• [TASK DESCRIPTION]: Output nothing but the number of lines that include the word "this".

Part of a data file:
● ● ● ● ●
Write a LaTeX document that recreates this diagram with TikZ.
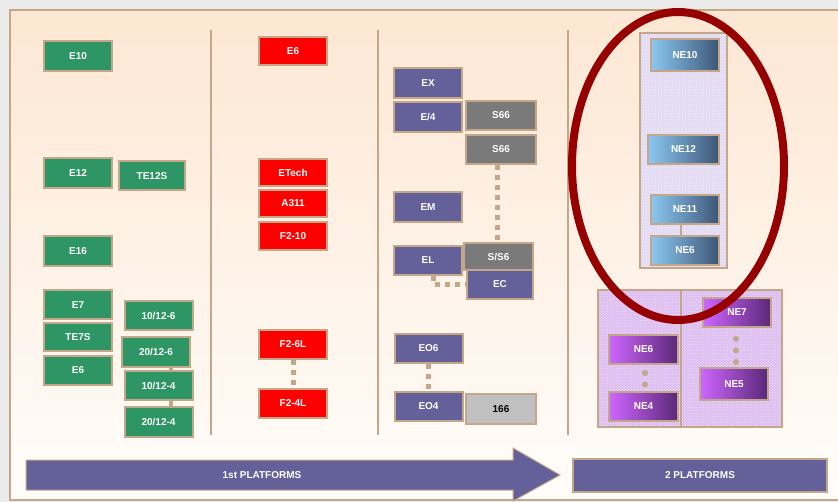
\documentclass[tikz,border=0pt]{standalone}
\usepackage{fontspec}
\setmainfont{Liberation Sans}
\usetikzlibrary{patterns,calc}
\definecolor{tanb}{RGB}{196,166,136}
\definecolor{grn}{RGB}{46,150,100}
\definecolor{rd}{RGB}{255,0,0}
\definecolor{blu}{RGB}{99,96,154}
\definecolor{gry}{RGB}{122,122,122}
\definecolor{lgry}{RGB}{192,192,192}
\definecolor{ell}{RGB}{150,0,0}
\definecolor{peach}{RGB}{253,231,211}
\definecolor{offw}{RGB}{255,253,250}
\definecolor{lav}{RGB}{226,218,242}
\definecolor{lavp}{RGB}{222,190,242}
\definecolor{nblA}{RGB}{140,200,242}
\definecolor{nblB}{RGB}{62,86,118}
\definecolor{npA}{RGB}{206,102,255}
\definecolor{npB}{RGB}{90,40,120}
\tikzset{
  bx/.style={draw=tanb, line width=2pt, minimum width=68pt, minimum height=29pt, inner sep=0pt,
    text=white, font=\bfseries\fontsize{10}{12}\selectfont},
  gbox/.style={bx, fill=grn},
  rbox/.style={bx, fill=rd},
  bbox/.style={bx, fill=blu},
  sbox/.style={bx, fill=gry, minimum width=70pt},
  lbox/.style={bx, fill=lgry, text=black, minimum width=70pt},
  nbox/.style={bx, left color=nblA, right color=nblB},
  pbox/.style={bx, left color=npA, right color=npB},
  link/.style={draw=tanb, line width=4pt},
  dlink/.style={draw=tanb, line width=5pt, dash pattern=on 5pt off 5pt},
  rlink/.style={draw=tanb, line width=6pt, line cap=round, dash pattern=on 0pt off 11.5pt},
  sep/.style={draw=tanb, line width=1.5pt},
  panel/.style={draw=tanb, line width=1.5pt},
}
\begin{document}
\begin{tikzpicture}[x=1pt,y=-1pt]
\useasboundingbox (0,0) rectangle (838,502);
% background
\fill[black!8] (0,0) rectangle (838,502);
\shade[top color=peach, bottom color=offw, draw=tanb, line width=1.5pt] (10,10) rectangle (842,500);
% separators
\draw[sep] (211,30) -- (211,435);
\draw[sep] (378,30) -- (378,435);
\draw[sep] (568,30) -- (568,435);

% green column
\node[gbox, minimum height=30pt] (g1) at (78,56) {E10};
\node[gbox, minimum height=30pt] (g2) at (78,173) {E12};
\node[gbox, minimum width=66pt] (g3) at (152,176) {TE12S};
\node[gbox, minimum height=30pt] (g4) at (78,251) {E16};
\node[gbox] (g5) at (78,305) {E7};
\node[gbox, minimum height=28pt] (g6) at (78,337) {TE7S};
\node[gbox] (g7) at (78,370.5) {E6};
\node[gbox] (g8) at (158.5,315.5) {10/12-6};
\node[gbox, minimum height=30pt] (g9) at (156,352) {20/12-6};
\node[gbox] (g10) at (158.5,386) {10/12-4};
\node[gbox] (g11) at (158.5,422) {20/12-4};
\draw[link] ([xshift=12pt]g10.north) -- ([xshift=12pt]g10.north |- g9.south);
\draw[link] ([xshift=12pt]g10.south) -- ([xshift=12pt]g11.north);

% red column
\node[rbox, minimum height=28pt] (r1) at (293,51) {E6};
\node[rbox, minimum height=27pt] (r2) at (293,172.5) {ETech};
\node[rbox, minimum height=27pt] (r3) at (293,203.5) {A311};
\node[rbox, minimum height=28pt] (r4) at (293,236) {F2-10};
\node[rbox] (r5) at (293,344.5) {F2-6L};
\node[rbox] (r6) at (293,403.5) {F2-4L};
\draw[dlink] (r5.south) -- (r6.north);

% blue column
\node[bbox, minimum height=30pt] (b1) at (428,83) {EX};
\node[bbox, minimum height=30pt] (b2) at (428,117) {E/4};
\node[sbox] (s1) at (501,115.5) {S66};
\node[sbox] (s2) at (501,149.5) {S66};
\node[bbox, minimum height=30pt] (b3) at (428,207) {EM};
\node[bbox] (b4) at (428,260.5) {EL};
\node[bbox, minimum width=66pt] (b5) at (500,284.5) {EC};
\node[sbox, minimum width=69pt, minimum height=27pt] (s3) at (498.5,256.5) {S/S6};
\draw[dlink] ([xshift=-4pt]s2.south) -- ([xshift=-4pt]s2.south |- s3.north);
\draw[dlink] ([xshift=5pt]b4.south) |- (b5.west);
\node[bbox] (b6) at (428.5,348.5) {EO6};
\node[bbox] (b7) at (428.5,406.5) {EO4};
\draw[dlink] (b6.south) -- (b7.north);
\node[lbox, minimum height=30pt] (s4) at (501,409) {166};

% upper right group
\fill[lav] (640,33) rectangle (727,268);
\fill[pattern=crosshatch dots, pattern color=white!70!lav] (640,33) rectangle (727,268);
\draw[panel] (640,33) rectangle (727,268);
\node[nbox, minimum height=32pt] (n1) at (685,55) {NE10};
\node[nbox, minimum width=71pt] (n2) at (683.5,149.5) {NE12};
\node[nbox] (n3) at (685,209.5) {NE11};
\node[nbox] (n4) at (685,250.5) {NE6};
\draw[link, line width=2pt] ([xshift=-4pt]n3.south) -- ([xshift=-4pt]n4.north);

% lower right group
\fill[lavp] (598,290) rectangle (782,427);
\fill[pattern=crosshatch dots, pattern color=white!60!lavp] (598,290) rectangle (782,427);
\draw[panel] (598,290) rectangle (681,427);
\draw[panel] (681,290) rectangle (782,427);
\node[pbox] (p1) at (737,312.5) {NE7};
\node[pbox, minimum width=69pt] (p2) at (643.5,349.5) {NE6};
\node[pbox, minimum width=69pt] (p3) at (643.5,406.5) {NE4};
\node[pbox, minimum height=32pt] (p4) at (734,384) {NE5};
\draw[rlink] ([xshift=-1pt,yshift=-11pt]p1.south) -- ([xshift=-1pt,yshift=5pt]p1.south |- p4.north);
\draw[rlink] ([xshift=1.5pt,yshift=-8pt]p2.south) -- ([xshift=1.5pt,yshift=6pt]p3.north);

% bottom bars
\fill[blu, draw=tanb, line width=1pt] (26,460) -- (513,460) -- (513,448) -- (560,475) -- (513,501) -- (513,490) -- (26,490) -- cycle;
\node[text=white, font=\bfseries\fontsize{10}{12}\selectfont] (t1) at (262,475) {1st PLATFORMS};
\node[draw=tanb, line width=1.5pt, fill=blu, minimum width=254pt, minimum height=33pt, inner sep=0pt,
  text=white, font=\bfseries\fontsize{10}{12}\selectfont] (t2) at (700,475.5) {2 PLATFORMS};

% highlight ellipse
\draw[ell, line width=8pt] (678,166) ellipse [x radius=106pt, y radius=154pt];
\end{tikzpicture}
\end{document}
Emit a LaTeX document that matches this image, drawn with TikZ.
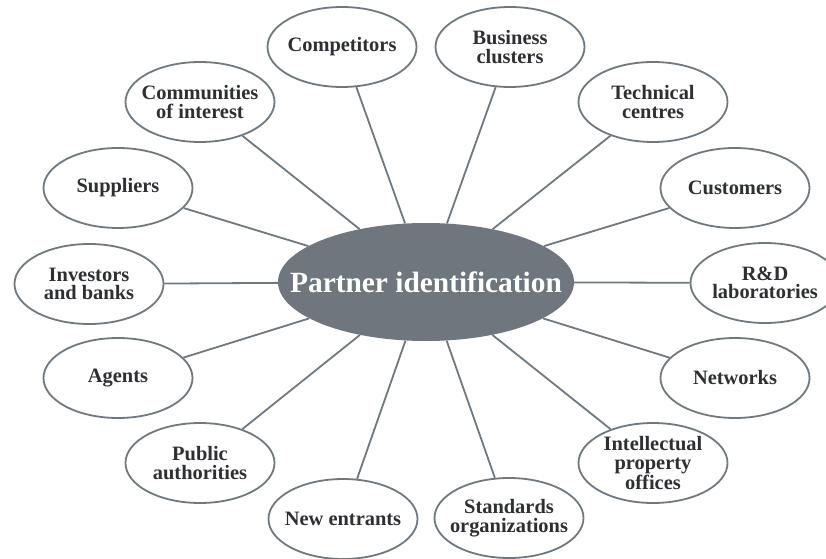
\documentclass[tikz,border=0pt]{standalone}
\usepackage{fontspec}
\setmainfont{Liberation Serif}
\usetikzlibrary{shapes.geometric}
\definecolor{linegray}{RGB}{112,120,127}
\definecolor{hubgray}{RGB}{111,118,125}
\definecolor{textgray}{RGB}{45,47,51}
\begin{document}
\begin{tikzpicture}[
        x=1bp, y=-1bp,
        spoke/.style={ellipse, draw=linegray, line width=1.8bp, fill=white,
            minimum width=149bp, minimum height=80bp,
            inner xsep=-30bp, inner ysep=-20bp,
            align=center, text=textgray,
            font=\bfseries\fontsize{20.5}{18.5}\selectfont},
        hub/.style={ellipse, fill=hubgray, minimum width=296bp,
            minimum height=118bp, inner xsep=-60bp, inner ysep=-20bp,
            text=white, font=\bfseries\fontsize{29.5}{30}\selectfont},
        link/.style={draw=linegray, line width=1.8bp},
    ]
        \useasboundingbox (0,0) rectangle (826,559);

        % centre
        \node[hub] (partner) at (426,282) {Partner identification};

        % partners around it
        \node[spoke] (comp) at (342,47) {Competitors};
        \node[spoke] (clust) at (510,47) {Business\\clusters};
        \node[spoke] (tech) at (653,102) {Technical\\centres};
        \node[spoke] (cust) at (735,188) {Customers};
        \node[spoke] (rnd) at (765,283) {R\&D\\laboratories};
        \node[spoke] (netw) at (735,378) {Networks};
        \node[spoke] (ipo) at (653,463) {Intellectual\\property\\offices};
        \node[spoke] (stand) at (509,518) {Standards\\organizations};
        \node[spoke] (newent) at (343,519) {New entrants};
        \node[spoke] (pub) at (200,463) {Public\\authorities};
        \node[spoke] (agent) at (118,378) {Agents};
        \node[spoke] (invest) at (89,284) {Investors\\and banks};
        \node[spoke] (suppl) at (118,188) {Suppliers};
        \node[spoke] (commun) at (200,102) {Communities\\of interest};

        \foreach \p in {comp,clust,tech,cust,rnd,netw,ipo,stand,newent,pub,agent,invest,suppl,commun}
            \draw[link] (\p) -- (partner);
    \end{tikzpicture}
\end{document}
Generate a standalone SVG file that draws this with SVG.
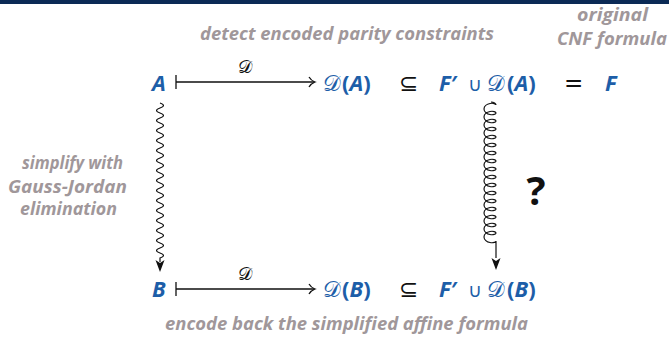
<svg xmlns="http://www.w3.org/2000/svg" width="669" height="338" viewBox="0 0 669 338">
<style>
.note{font-family:"Open Sans","Liberation Sans",sans-serif;font-style:italic;font-weight:bold;font-size:18px;fill:#a0979a}
.m{font-family:"Open Sans","Liberation Sans",sans-serif;font-weight:bold;font-size:22px;fill:#1d5ea8}
.i{font-style:italic}
.cal{font-family:"DejaVu Sans","DejaVu Serif",serif;font-weight:normal;font-style:normal;font-size:22px}
.cup{font-family:"DejaVu Sans",sans-serif;font-weight:normal;font-size:19px}
.op{font-family:"DejaVu Sans",sans-serif;font-weight:normal;font-size:23px;fill:#111}
.lbl{font-family:"DejaVu Sans","DejaVu Serif",serif;font-size:18px;fill:#111}
.ln{stroke:#111;stroke-width:1.3;fill:none}
.wv{stroke:#111;stroke-width:1.2;fill:none}
</style>
<rect x="0" y="0" width="669" height="4" fill="#0b2a55"/>
<rect x="0" y="4" width="669" height="334" fill="#ffffff"/>
<g id="notes">
<text class="note" x="200" y="40" textLength="294" lengthAdjust="spacingAndGlyphs">detect encoded parity constraints</text>
<text class="note" x="577" y="21" font-size="17" textLength="71" lengthAdjust="spacingAndGlyphs">original</text>
<text class="note" x="557" y="45" textLength="110" lengthAdjust="spacingAndGlyphs">CNF formula</text>
<text class="note" x="22" y="169" textLength="101" lengthAdjust="spacingAndGlyphs">simplify with</text>
<text class="note" x="8" y="193" textLength="119" lengthAdjust="spacingAndGlyphs">Gauss-Jordan</text>
<text class="note" x="20" y="215" textLength="97" lengthAdjust="spacingAndGlyphs">elimination</text>
<text class="note" x="165" y="330" textLength="363" lengthAdjust="spacingAndGlyphs">encode back the simplified affine formula</text>
</g>
<g id="nodeA"><text class="m i" x="152" y="91">A</text></g>
<g id="nodeDA"><text class="m" y="91"><tspan class="cal" x="323">𝒟</tspan><tspan x="342">(</tspan><tspan class="i">A</tspan>)</text></g>
<g id="subA"><text class="op" x="399" y="91">⊆</text></g>
<g id="nodeFDA"><text class="m" y="91"><tspan class="i" x="439">F</tspan>′<tspan class="cup" x="468">∪</tspan><tspan class="cal" x="487">𝒟</tspan><tspan x="507">(</tspan><tspan class="i">A</tspan>)</text></g>
<g id="eq"><text class="op" x="564" y="91">=</text></g>
<g id="nodeF"><text class="m i" x="605" y="91">F</text></g>
<g id="nodeB"><text class="m i" x="152" y="297">B</text></g>
<g id="nodeDB"><text class="m" y="297"><tspan class="cal" x="323">𝒟</tspan><tspan x="342">(</tspan><tspan class="i">B</tspan>)</text></g>
<g id="subB"><text class="op" x="399" y="297">⊆</text></g>
<g id="nodeFDB"><text class="m" y="297"><tspan class="i" x="439">F</tspan>′<tspan class="cup" x="468">∪</tspan><tspan class="cal" x="487">𝒟</tspan><tspan x="507">(</tspan><tspan class="i">B</tspan>)</text></g>
<g id="question"><text x="536" y="205" text-anchor="middle" font-family="Open Sans, Liberation Sans, sans-serif" font-weight="bold" font-size="40" fill="#111">?</text></g>
<g id="connectors">
<path class="ln" d="M176,75 V89 M176,82 H314"/>
<path class="ln" d="M309,77 q2,3.5 6,5 q-4,1.5 -6,5"/>
<text class="lbl" x="245" y="73" text-anchor="middle">𝒟</text>
<path class="ln" d="M176,282 V296 M176,289 H314"/>
<path class="ln" d="M309,284 q2,3.5 6,5 q-4,1.5 -6,5"/>
<text class="lbl" x="245" y="280" text-anchor="middle">𝒟</text>
<path class="wv" d="M160,103 q7,2.5 0,5 t0,5 t0,5 t0,5 t0,5 t0,5 t0,5 t0,5 t0,5 t0,5 t0,5 t0,5 t0,5 t0,5 t0,5 t0,5 t0,5 t0,5 t0,5 t0,5 t0,5 t0,5 t0,5 t0,5 t0,5 t0,5 t0,5 t0,5 t0,5 t0,5 t0,5 l0,4"/>
<path d="M160,272 L155.5,260 L160,263 L164.5,260 Z" fill="#111"/>
<path class="wv" d="M491,102 c3,0 5,1.5 5,3 c0,-1.17 -2.86,-2.17 -6,-1.5 c-3.14,0.67 -6,3 -6,5.5 c0,2.5 2.86,4.83 6,5.5 c3.14,0.67 6,-0.33 6,-1.5 c0,-1.17 -2.86,-2.17 -6,-1.5 c-3.14,0.67 -6,3 -6,5.5 c0,2.5 2.86,4.83 6,5.5 c3.14,0.67 6,-0.33 6,-1.5 c0,-1.17 -2.86,-2.17 -6,-1.5 c-3.14,0.67 -6,3 -6,5.5 c0,2.5 2.86,4.83 6,5.5 c3.14,0.67 6,-0.33 6,-1.5 c0,-1.17 -2.86,-2.17 -6,-1.5 c-3.14,0.67 -6,3 -6,5.5 c0,2.5 2.86,4.83 6,5.5 c3.14,0.67 6,-0.33 6,-1.5 c0,-1.17 -2.86,-2.17 -6,-1.5 c-3.14,0.67 -6,3 -6,5.5 c0,2.5 2.86,4.83 6,5.5 c3.14,0.67 6,-0.33 6,-1.5 c0,-1.17 -2.86,-2.17 -6,-1.5 c-3.14,0.67 -6,3 -6,5.5 c0,2.5 2.86,4.83 6,5.5 c3.14,0.67 6,-0.33 6,-1.5 c0,-1.17 -2.86,-2.17 -6,-1.5 c-3.14,0.67 -6,3 -6,5.5 c0,2.5 2.86,4.83 6,5.5 c3.14,0.67 6,-0.33 6,-1.5 c0,-1.17 -2.86,-2.17 -6,-1.5 c-3.14,0.67 -6,3 -6,5.5 c0,2.5 2.86,4.83 6,5.5 c3.14,0.67 6,-0.33 6,-1.5 c0,-1.17 -2.86,-2.17 -6,-1.5 c-3.14,0.67 -6,3 -6,5.5 c0,2.5 2.86,4.83 6,5.5 c3.14,0.67 6,-0.33 6,-1.5 c0,-1.17 -2.86,-2.17 -6,-1.5 c-3.14,0.67 -6,3 -6,5.5 c0,2.5 2.86,4.83 6,5.5 c3.14,0.67 6,-0.33 6,-1.5 c0,-1.17 -2.86,-2.17 -6,-1.5 c-3.14,0.67 -6,3 -6,5.5 c0,2.5 2.86,4.83 6,5.5 c3.14,0.67 6,-0.33 6,-1.5 c0,-1.17 -2.86,-2.17 -6,-1.5 c-3.14,0.67 -6,3 -6,5.5 c0,2.5 2.86,4.83 6,5.5 c3.14,0.67 6,-0.33 6,-1.5 c0,-1.17 -2.86,-2.17 -6,-1.5 c-3.14,0.67 -6,3 -6,5.5 c0,2.5 2.86,4.83 6,5.5 c3.14,0.67 6,-0.33 6,-1.5 c0,-1.17 -2.86,-2.17 -6,-1.5 c-3.14,0.67 -6,3 -6,5.5 c0,2.5 2.86,4.83 6,5.5 c3.14,0.67 6,-0.33 6,-1.5 c0,-1.17 -2.86,-2.17 -6,-1.5 c-3.14,0.67 -6,3 -6,5.5 c0,2.5 2.86,4.83 6,5.5 c3.14,0.67 6,-0.33 6,-1.5 c0,-1.17 -2.86,-2.17 -6,-1.5 c-3.14,0.67 -6,3 -6,5.5 c0,2.5 2.86,4.83 6,5.5 c3.14,0.67 6,-0.33 6,-1.5 c0,-1.17 -2.86,-2.17 -6,-1.5 c-3.14,0.67 -6,3 -6,5.5 c0,2.5 2.86,4.83 6,5.5 c3.14,0.67 6,-0.33 6,-1.5 L496,258"/>
<path d="M496,270 L491.5,258 L496,261 L500.5,258 Z" fill="#111"/>
</g>
</svg>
● ● ● ● ●
• [WRITTEN ANSWER]: 3